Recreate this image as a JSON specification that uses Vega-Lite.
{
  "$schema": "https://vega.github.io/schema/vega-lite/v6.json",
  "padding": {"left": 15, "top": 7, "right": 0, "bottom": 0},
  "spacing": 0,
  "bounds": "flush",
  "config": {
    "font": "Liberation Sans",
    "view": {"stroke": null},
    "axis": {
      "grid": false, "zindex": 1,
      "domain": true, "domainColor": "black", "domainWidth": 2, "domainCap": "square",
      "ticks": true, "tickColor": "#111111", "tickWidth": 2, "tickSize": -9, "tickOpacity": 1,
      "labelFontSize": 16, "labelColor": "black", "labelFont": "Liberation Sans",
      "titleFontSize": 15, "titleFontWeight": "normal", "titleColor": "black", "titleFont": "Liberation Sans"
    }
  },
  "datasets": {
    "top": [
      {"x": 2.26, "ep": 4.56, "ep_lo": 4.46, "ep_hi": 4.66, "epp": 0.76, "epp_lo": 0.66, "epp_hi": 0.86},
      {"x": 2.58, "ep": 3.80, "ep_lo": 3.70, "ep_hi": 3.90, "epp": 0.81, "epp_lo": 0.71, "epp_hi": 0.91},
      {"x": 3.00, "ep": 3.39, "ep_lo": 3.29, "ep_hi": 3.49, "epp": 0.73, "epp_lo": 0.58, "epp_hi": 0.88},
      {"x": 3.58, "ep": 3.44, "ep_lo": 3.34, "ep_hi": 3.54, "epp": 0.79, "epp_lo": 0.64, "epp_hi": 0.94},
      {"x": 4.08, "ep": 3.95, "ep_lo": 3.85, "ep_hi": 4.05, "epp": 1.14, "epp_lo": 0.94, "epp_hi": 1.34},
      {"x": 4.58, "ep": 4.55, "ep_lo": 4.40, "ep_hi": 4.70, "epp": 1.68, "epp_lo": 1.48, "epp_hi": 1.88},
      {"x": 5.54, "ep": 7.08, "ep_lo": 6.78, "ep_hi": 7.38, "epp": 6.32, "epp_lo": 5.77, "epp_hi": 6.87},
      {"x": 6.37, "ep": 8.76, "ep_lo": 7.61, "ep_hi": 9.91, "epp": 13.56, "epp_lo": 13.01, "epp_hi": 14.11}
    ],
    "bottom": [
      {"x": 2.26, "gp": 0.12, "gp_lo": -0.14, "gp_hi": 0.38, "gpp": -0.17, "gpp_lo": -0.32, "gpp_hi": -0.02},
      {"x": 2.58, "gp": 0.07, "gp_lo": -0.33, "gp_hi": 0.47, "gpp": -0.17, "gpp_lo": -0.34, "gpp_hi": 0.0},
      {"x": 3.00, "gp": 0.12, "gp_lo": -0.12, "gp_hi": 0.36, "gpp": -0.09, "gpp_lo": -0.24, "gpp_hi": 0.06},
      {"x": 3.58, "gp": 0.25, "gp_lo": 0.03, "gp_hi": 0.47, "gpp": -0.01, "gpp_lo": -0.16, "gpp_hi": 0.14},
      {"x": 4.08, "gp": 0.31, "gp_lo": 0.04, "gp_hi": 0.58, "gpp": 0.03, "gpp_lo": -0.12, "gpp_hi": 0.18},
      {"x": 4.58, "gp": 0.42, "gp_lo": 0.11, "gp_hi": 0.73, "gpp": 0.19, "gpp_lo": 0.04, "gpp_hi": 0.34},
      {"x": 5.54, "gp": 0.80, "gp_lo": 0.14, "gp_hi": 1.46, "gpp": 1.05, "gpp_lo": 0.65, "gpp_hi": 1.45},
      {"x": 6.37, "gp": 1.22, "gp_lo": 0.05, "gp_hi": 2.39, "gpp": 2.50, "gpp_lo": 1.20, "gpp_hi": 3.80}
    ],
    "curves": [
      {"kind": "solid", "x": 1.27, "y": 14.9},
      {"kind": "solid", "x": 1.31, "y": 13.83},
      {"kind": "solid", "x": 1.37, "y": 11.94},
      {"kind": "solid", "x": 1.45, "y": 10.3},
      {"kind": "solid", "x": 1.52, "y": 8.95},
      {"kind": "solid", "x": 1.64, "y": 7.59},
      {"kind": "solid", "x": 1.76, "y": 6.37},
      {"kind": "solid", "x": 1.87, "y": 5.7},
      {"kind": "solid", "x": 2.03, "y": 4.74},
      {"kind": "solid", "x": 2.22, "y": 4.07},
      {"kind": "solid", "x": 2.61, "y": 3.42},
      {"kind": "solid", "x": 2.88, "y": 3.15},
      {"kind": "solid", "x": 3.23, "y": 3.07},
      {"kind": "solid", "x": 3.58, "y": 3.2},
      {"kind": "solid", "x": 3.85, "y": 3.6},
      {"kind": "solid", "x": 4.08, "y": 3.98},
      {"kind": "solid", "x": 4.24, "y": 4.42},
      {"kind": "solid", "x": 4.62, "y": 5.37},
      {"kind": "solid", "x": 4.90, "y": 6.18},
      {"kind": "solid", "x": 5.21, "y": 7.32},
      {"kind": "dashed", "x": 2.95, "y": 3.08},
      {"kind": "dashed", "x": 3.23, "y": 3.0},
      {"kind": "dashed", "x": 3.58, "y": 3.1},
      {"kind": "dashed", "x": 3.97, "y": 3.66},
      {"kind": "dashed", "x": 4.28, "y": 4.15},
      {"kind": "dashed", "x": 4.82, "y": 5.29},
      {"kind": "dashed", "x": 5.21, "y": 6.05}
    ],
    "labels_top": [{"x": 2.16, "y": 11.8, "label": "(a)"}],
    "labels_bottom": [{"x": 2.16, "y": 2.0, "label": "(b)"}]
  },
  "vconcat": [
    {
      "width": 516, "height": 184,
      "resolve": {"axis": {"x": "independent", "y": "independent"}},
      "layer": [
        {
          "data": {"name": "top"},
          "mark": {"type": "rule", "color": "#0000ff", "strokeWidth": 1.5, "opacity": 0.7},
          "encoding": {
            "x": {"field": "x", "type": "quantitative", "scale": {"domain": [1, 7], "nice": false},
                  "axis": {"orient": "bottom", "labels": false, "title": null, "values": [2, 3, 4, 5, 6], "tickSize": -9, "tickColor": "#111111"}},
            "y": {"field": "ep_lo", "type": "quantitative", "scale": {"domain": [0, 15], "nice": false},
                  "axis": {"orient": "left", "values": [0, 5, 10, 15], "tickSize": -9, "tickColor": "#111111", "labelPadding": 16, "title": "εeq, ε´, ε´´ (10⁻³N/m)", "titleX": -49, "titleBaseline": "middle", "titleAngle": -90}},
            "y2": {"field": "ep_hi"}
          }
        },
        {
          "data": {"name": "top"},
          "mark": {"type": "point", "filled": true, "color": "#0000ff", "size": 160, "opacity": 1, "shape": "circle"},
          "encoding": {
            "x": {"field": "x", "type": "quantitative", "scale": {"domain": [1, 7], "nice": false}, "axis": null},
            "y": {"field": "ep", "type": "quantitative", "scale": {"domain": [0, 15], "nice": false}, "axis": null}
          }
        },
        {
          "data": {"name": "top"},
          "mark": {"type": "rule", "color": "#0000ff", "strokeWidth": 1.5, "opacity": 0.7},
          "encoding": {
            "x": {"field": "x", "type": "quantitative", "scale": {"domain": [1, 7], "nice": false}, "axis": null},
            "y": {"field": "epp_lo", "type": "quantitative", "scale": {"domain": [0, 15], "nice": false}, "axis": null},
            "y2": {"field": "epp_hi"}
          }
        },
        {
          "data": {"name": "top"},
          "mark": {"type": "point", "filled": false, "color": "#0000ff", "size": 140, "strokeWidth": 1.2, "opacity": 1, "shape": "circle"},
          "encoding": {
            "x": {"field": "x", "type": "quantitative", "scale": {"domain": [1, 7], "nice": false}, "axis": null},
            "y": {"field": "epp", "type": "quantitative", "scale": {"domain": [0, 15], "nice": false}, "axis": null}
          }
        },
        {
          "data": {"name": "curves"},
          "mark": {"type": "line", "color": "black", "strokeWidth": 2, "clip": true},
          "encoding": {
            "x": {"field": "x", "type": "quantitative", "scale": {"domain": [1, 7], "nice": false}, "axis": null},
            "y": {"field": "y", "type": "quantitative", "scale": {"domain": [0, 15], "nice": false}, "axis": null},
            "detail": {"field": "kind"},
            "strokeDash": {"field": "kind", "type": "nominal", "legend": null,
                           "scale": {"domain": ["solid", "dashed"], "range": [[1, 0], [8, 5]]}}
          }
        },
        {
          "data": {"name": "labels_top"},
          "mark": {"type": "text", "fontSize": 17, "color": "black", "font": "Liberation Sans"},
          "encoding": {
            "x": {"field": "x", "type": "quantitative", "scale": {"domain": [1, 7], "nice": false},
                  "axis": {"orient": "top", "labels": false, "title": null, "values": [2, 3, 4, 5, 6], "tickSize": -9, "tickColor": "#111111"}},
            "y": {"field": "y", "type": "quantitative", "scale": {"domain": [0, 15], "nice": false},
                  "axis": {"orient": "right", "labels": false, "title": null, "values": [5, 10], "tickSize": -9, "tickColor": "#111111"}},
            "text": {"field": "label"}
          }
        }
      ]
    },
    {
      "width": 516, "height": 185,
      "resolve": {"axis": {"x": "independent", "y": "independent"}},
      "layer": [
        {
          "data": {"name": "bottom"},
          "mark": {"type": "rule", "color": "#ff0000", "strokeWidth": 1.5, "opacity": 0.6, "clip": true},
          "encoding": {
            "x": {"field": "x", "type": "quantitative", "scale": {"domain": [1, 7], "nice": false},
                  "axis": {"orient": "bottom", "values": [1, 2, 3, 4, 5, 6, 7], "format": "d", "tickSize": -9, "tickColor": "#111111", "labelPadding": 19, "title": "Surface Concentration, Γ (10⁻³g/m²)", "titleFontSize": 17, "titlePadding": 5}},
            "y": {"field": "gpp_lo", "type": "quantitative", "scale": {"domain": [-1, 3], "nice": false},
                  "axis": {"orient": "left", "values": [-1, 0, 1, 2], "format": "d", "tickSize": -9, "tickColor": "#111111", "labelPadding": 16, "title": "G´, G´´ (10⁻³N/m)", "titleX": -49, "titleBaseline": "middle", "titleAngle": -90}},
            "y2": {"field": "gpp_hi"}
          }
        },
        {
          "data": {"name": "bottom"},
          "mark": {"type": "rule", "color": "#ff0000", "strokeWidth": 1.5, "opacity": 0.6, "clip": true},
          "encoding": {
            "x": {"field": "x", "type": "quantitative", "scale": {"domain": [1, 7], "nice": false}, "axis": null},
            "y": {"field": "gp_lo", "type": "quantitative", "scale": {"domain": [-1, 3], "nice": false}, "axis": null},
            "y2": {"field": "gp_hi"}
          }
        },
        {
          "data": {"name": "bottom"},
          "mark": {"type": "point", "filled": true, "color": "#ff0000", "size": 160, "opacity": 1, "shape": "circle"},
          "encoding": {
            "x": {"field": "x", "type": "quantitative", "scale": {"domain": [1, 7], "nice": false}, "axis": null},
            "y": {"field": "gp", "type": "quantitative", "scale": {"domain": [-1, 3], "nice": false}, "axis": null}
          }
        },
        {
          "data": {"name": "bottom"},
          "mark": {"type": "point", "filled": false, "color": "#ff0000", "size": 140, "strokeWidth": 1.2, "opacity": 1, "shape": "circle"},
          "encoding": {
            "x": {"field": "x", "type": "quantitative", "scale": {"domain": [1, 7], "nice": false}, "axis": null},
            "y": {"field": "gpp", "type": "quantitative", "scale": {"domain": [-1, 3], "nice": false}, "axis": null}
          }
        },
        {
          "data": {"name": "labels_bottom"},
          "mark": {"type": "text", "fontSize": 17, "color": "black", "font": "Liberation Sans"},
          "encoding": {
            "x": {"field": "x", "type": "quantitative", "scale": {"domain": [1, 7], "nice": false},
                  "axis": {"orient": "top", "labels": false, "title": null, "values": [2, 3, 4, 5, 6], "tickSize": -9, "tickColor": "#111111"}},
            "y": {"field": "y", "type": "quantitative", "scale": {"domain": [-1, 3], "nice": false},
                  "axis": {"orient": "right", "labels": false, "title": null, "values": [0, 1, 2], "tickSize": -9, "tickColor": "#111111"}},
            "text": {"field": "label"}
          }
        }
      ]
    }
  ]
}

--

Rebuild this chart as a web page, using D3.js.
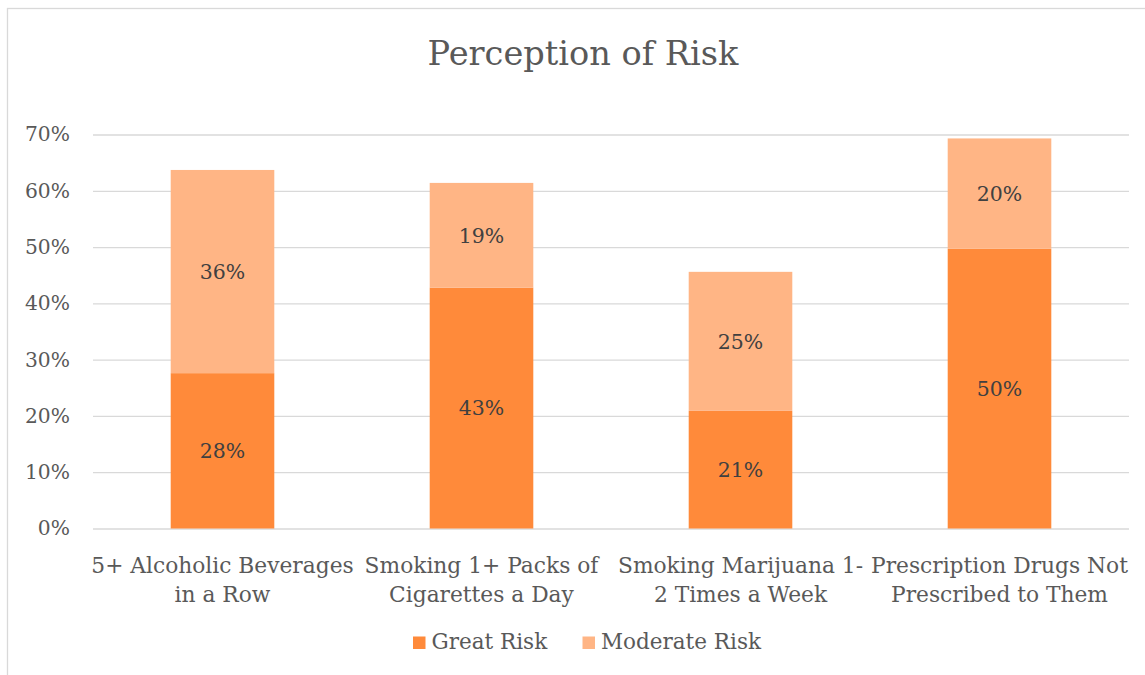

- _Task to carry out_: Pull out each line of the records holding the string "this".

- _Final result_:
Recreate this image as a JSON specification that uses Vega-Lite.
Rebuild this chart as a web page, using D3.js.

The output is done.